Could it be possible to recharge batteries in seconds rather than hours? That’s a definite ‘yes’ according to MIT engineers after creating an electrical beltway.
Although hooking up a power adapter to a cell phone or iPod -and waiting for what seems like forever for the devices to recharge- is a part of everyday living, wouldn’t it be just grand if those devices could recharge on the fly? Instead of thirty minutes or an hour, they’d power up in ten or fifteen seconds? Cutting down battery recharge time -while saving valuable consumer time- would change the lifestyle of every individual on the face of the planet, whether they’re juicing up Sony’s PlayStation Portable or keeping YouTube on the laptop from blacking out.
For a group of, that’s exactly what they set out to do: re-engineer the surface of lithium iron phosphate to ultimately create an efficient, electrical beltway for lithium ions to use. Because state-of-the art rechargeable batteries have relatively low power rates despite their high energy densities, researchers once thought that lithium ions (and electrons) moved too slowly through the battery material. However, Gerbrand Ceder, the Richard P. Simmons Professor of Materials Science and Engineering, also head of the current project, said that the ions themselves should actually be moving very quickly according to computer calculations. Thus, he concluded that something else was causing the slowdown.
Further study showed that the lithium ions indeed moved extremely fast into the battery material, but only by way of surface tunnels if set directly in the path of the lithium ions; those that did not enter surface tunnels did not pass into the material. The new surface created by Ceder and Byoungwoo Kang, a graduate student, allows the lithium ions to move across the material as if on the beltway of a major city, getting off at the next exit -a surface tunnel- rather than halting altogether.
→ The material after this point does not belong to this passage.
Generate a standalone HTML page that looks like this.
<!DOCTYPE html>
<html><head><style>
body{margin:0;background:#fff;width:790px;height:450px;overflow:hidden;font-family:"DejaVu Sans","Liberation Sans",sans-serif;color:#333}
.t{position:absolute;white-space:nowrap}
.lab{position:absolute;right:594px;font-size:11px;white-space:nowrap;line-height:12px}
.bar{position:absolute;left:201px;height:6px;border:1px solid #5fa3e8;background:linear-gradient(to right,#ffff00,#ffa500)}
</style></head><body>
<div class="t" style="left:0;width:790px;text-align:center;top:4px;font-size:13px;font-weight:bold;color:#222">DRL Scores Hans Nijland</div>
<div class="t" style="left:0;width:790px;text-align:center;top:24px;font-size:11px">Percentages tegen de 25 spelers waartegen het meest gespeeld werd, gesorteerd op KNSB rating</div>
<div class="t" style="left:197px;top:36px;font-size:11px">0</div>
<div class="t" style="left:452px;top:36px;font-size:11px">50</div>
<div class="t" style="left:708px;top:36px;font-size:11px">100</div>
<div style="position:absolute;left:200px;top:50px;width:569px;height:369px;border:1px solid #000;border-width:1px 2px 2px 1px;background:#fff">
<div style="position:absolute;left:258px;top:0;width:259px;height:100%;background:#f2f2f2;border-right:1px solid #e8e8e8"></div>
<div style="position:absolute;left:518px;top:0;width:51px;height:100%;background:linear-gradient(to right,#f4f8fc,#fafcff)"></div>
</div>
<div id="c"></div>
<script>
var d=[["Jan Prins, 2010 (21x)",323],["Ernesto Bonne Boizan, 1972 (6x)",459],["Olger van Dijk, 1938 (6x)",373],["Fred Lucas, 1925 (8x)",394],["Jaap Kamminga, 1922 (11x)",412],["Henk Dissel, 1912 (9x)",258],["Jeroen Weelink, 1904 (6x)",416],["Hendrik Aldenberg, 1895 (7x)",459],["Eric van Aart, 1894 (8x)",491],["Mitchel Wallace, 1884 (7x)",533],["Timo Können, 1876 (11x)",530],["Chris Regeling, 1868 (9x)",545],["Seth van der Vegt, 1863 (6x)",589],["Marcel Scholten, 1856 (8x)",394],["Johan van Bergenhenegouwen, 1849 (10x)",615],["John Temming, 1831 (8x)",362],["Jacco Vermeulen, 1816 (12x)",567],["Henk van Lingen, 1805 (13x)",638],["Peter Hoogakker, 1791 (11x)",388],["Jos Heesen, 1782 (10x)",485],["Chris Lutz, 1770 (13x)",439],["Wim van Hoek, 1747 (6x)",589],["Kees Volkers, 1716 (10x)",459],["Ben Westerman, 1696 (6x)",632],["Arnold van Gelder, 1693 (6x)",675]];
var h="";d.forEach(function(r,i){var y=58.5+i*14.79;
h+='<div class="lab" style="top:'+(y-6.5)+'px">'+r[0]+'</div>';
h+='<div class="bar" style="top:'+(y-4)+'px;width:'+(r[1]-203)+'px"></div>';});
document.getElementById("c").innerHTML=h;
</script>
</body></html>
By utilizing this newly re-engineered material, Ceder and Kang created a small battery that could be fully recharged or discharged in 10 to 20 seconds- a fraction of the time it takes to recharge a battery cell made from the original, unprocessed material. As an additional benefit, the new material degrades far less than current rechargeable batteries when repeatedly charged and recharged. And because less material is needed for the same end result, consumers would benefit from a lighter, smaller battery.
‘The ability to charge and discharge batteries in a matter of seconds rather than hours may open up new technological applications and induce lifestyle changes,’ Ceder and Kang conclude. Apparently, the re-engineered material can also be applied to electric car batteries although they would be limited to the amount of power available on the consumer’s electric grid.
Still, faster recharge times would make the world a better place. Unfortunately, the re-engineered rechargeable batteries won’t see the light of day -or at least the hands of consumers- for another two or three years.